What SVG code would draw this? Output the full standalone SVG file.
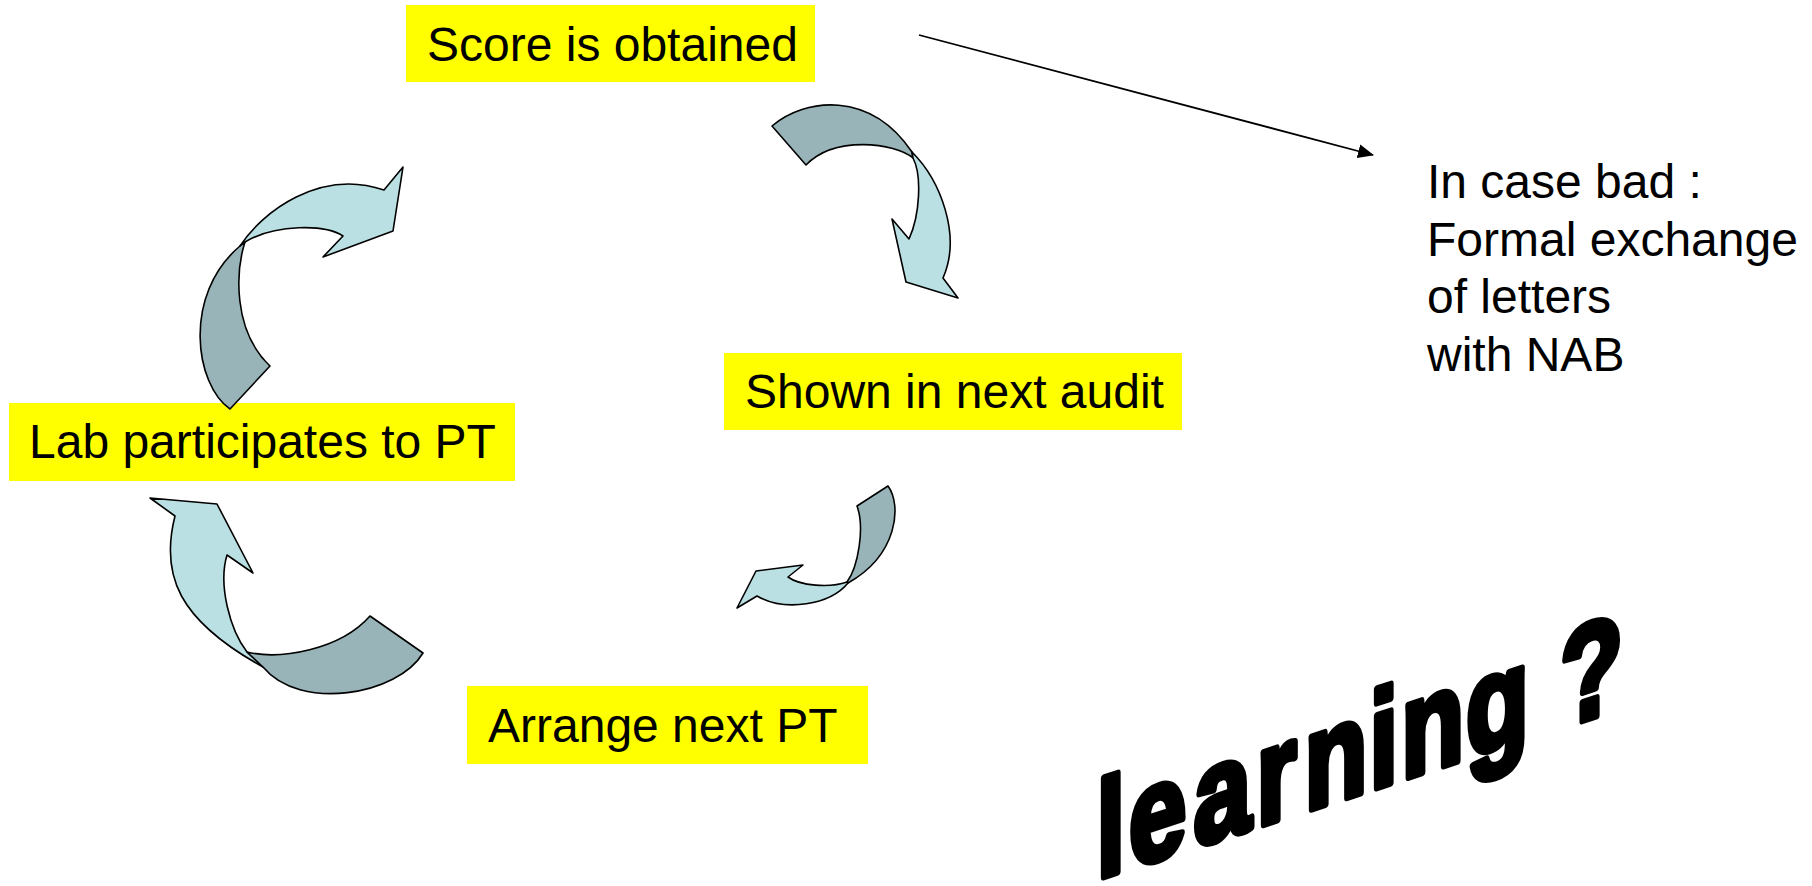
<svg xmlns="http://www.w3.org/2000/svg" width="1812" height="886" viewBox="0 0 1812 886">
<defs>
<style>
.box{fill:#FFFF00;stroke:none}
.lbl{font-family:"Liberation Sans",Arial,sans-serif;font-size:48px;fill:#000}
.front{fill:#BBE0E3;stroke:#000;stroke-width:1.6;stroke-linejoin:round}
.back{fill:#98B4B8;stroke:#000;stroke-width:1.6;stroke-linejoin:round}
.conn{stroke:#000;stroke-width:1.8;fill:none}
.big{font-family:"Liberation Sans",Arial,sans-serif;font-weight:bold;font-size:100px;fill:#000;stroke:#000;stroke-width:5.5;stroke-linejoin:round}
</style>
<marker id="ah" viewBox="0 0 16 14" refX="15" refY="7" markerWidth="16" markerHeight="14" markerUnits="userSpaceOnUse" orient="auto">
<path d="M0,0 L16,7 L0,14 Z" fill="#000"/>
</marker>
</defs>
<rect width="1812" height="886" fill="#fff"/>

<g id="node-score">
<rect class="box" x="406" y="5" width="409" height="77"/>
<text class="lbl" x="427" y="61">Score is obtained</text>
</g>
<g id="node-shown">
<rect class="box" x="724" y="353" width="458" height="77"/>
<text class="lbl" x="745" y="408">Shown in next audit</text>
</g>
<g id="node-arrange">
<rect class="box" x="467" y="686" width="401" height="78"/>
<text class="lbl" x="488" y="742">Arrange next PT</text>
</g>
<g id="node-lab">
<rect class="box" x="9" y="403" width="506" height="78"/>
<text class="lbl" x="29" y="458">Lab participates to PT</text>
</g>
<g id="node-note">
<text class="lbl" x="1427" y="198">In case bad :</text>
<text class="lbl" x="1427" y="256">Formal exchange</text>
<text class="lbl" x="1427" y="313">of letters</text>
<text class="lbl" x="1427" y="371">with NAB</text>
</g>

<g id="cycle-arrows">
<g id="arrow-lab-to-score">
<path class="back" d="M230,409 C195,385 182,295 240,246 L245,242 C236,270 232,330 270,366 Z"/>
<path class="front" d="M240,246 C262,212 320,168 384,190 L403,167 L393,231 L323,257 L343,236 C325,224 275,224 245,242 Z"/>
</g>
<g id="arrow-score-to-shown">
<path class="back" d="M772,126 C805,98 870,90 912,152 L913,158 C895,143 835,135 806,165 Z"/>
<path class="front" d="M912,152 C940,180 962,235 943,278 L958,298 L906,282 L892,219 L909,239 C920,215 922,175 913,158 Z"/>
</g>
<g id="arrow-shown-to-arrange">
<path class="back" d="M857,506 L888,486 C902,505 898,555 848,583 L847,582 C858,567 865,528 857,506 Z"/>
<path class="front" d="M848,583 C830,605 785,612 757,596 L737,608 L756,571 L803,565 L788,577 C800,586 830,588 847,582 Z"/>
</g>
<g id="arrow-arrange-to-lab">
<path class="front" d="M175,516 C160,575 178,620 263,667 L247,652 C230,630 218,585 227,555 L253,573 L217,504 L150,498 Z"/>
<path class="back" d="M247,652 C280,660 340,650 370,616 L423,653 C398,695 300,712 263,667 Z"/>
</g>
</g>

<g id="connectors">
<line class="conn" x1="919" y1="35" x2="1373" y2="155" marker-end="url(#ah)"/>
</g>

<g id="wordart">
<text class="big" transform="translate(1096.5,879) skewY(-18.06) scale(1.03,1.36)" x="0 31.6 94.3 155.3 201.9 265 296 358.7 420 450.2" y="0">learning ?</text>
</g>
</svg>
────────────────────
**Set problem:**
Make an exact copy of the data, leaving its pictures out.

**The completed task:**
What SVG code would draw this? Output the full standalone SVG file.
<svg xmlns="http://www.w3.org/2000/svg" width="1812" height="886" viewBox="0 0 1812 886">
<defs>
<style>
.box{fill:#FFFF00;stroke:none}
.lbl{font-family:"Liberation Sans",Arial,sans-serif;font-size:48px;fill:#000}
.front{fill:#BBE0E3;stroke:#000;stroke-width:1.6;stroke-linejoin:round}
.back{fill:#98B4B8;stroke:#000;stroke-width:1.6;stroke-linejoin:round}
.conn{stroke:#000;stroke-width:1.8;fill:none}
.big{font-family:"Liberation Sans",Arial,sans-serif;font-weight:bold;font-size:100px;fill:#000;stroke:#000;stroke-width:5.5;stroke-linejoin:round}
</style>
<marker id="ah" viewBox="0 0 16 14" refX="15" refY="7" markerWidth="16" markerHeight="14" markerUnits="userSpaceOnUse" orient="auto">
<path d="M0,0 L16,7 L0,14 Z" fill="#000"/>
</marker>
</defs>
<rect width="1812" height="886" fill="#fff"/>

<g id="node-score">
<rect class="box" x="406" y="5" width="409" height="77"/>
<text class="lbl" x="427" y="61">Score is obtained</text>
</g>
<g id="node-shown">
<rect class="box" x="724" y="353" width="458" height="77"/>
<text class="lbl" x="745" y="408">Shown in next audit</text>
</g>
<g id="node-arrange">
<rect class="box" x="467" y="686" width="401" height="78"/>
<text class="lbl" x="488" y="742">Arrange next PT</text>
</g>
<g id="node-lab">
<rect class="box" x="9" y="403" width="506" height="78"/>
<text class="lbl" x="29" y="458">Lab participates to PT</text>
</g>
<g id="node-note">
<text class="lbl" x="1427" y="198">In case bad :</text>
<text class="lbl" x="1427" y="256">Formal exchange</text>
<text class="lbl" x="1427" y="313">of letters</text>
<text class="lbl" x="1427" y="371">with NAB</text>
</g>

<g id="cycle-arrows">
<g id="arrow-lab-to-score">
<path class="back" d="M230,409 C195,385 182,295 240,246 L245,242 C236,270 232,330 270,366 Z"/>
<path class="front" d="M240,246 C262,212 320,168 384,190 L403,167 L393,231 L323,257 L343,236 C325,224 275,224 245,242 Z"/>
</g>
<g id="arrow-score-to-shown">
<path class="back" d="M772,126 C805,98 870,90 912,152 L913,158 C895,143 835,135 806,165 Z"/>
<path class="front" d="M912,152 C940,180 962,235 943,278 L958,298 L906,282 L892,219 L909,239 C920,215 922,175 913,158 Z"/>
</g>
<g id="arrow-shown-to-arrange">
<path class="back" d="M857,506 L888,486 C902,505 898,555 848,583 L847,582 C858,567 865,528 857,506 Z"/>
<path class="front" d="M848,583 C830,605 785,612 757,596 L737,608 L756,571 L803,565 L788,577 C800,586 830,588 847,582 Z"/>
</g>
<g id="arrow-arrange-to-lab">
<path class="front" d="M175,516 C160,575 178,620 263,667 L247,652 C230,630 218,585 227,555 L253,573 L217,504 L150,498 Z"/>
<path class="back" d="M247,652 C280,660 340,650 370,616 L423,653 C398,695 300,712 263,667 Z"/>
</g>
</g>

<g id="connectors">
<line class="conn" x1="919" y1="35" x2="1373" y2="155" marker-end="url(#ah)"/>
</g>

<g id="wordart">
<text class="big" transform="translate(1096.5,879) skewY(-18.06) scale(1.03,1.36)" x="0 31.6 94.3 155.3 201.9 265 296 358.7 420 450.2" y="0">learning ?</text>
</g>
</svg>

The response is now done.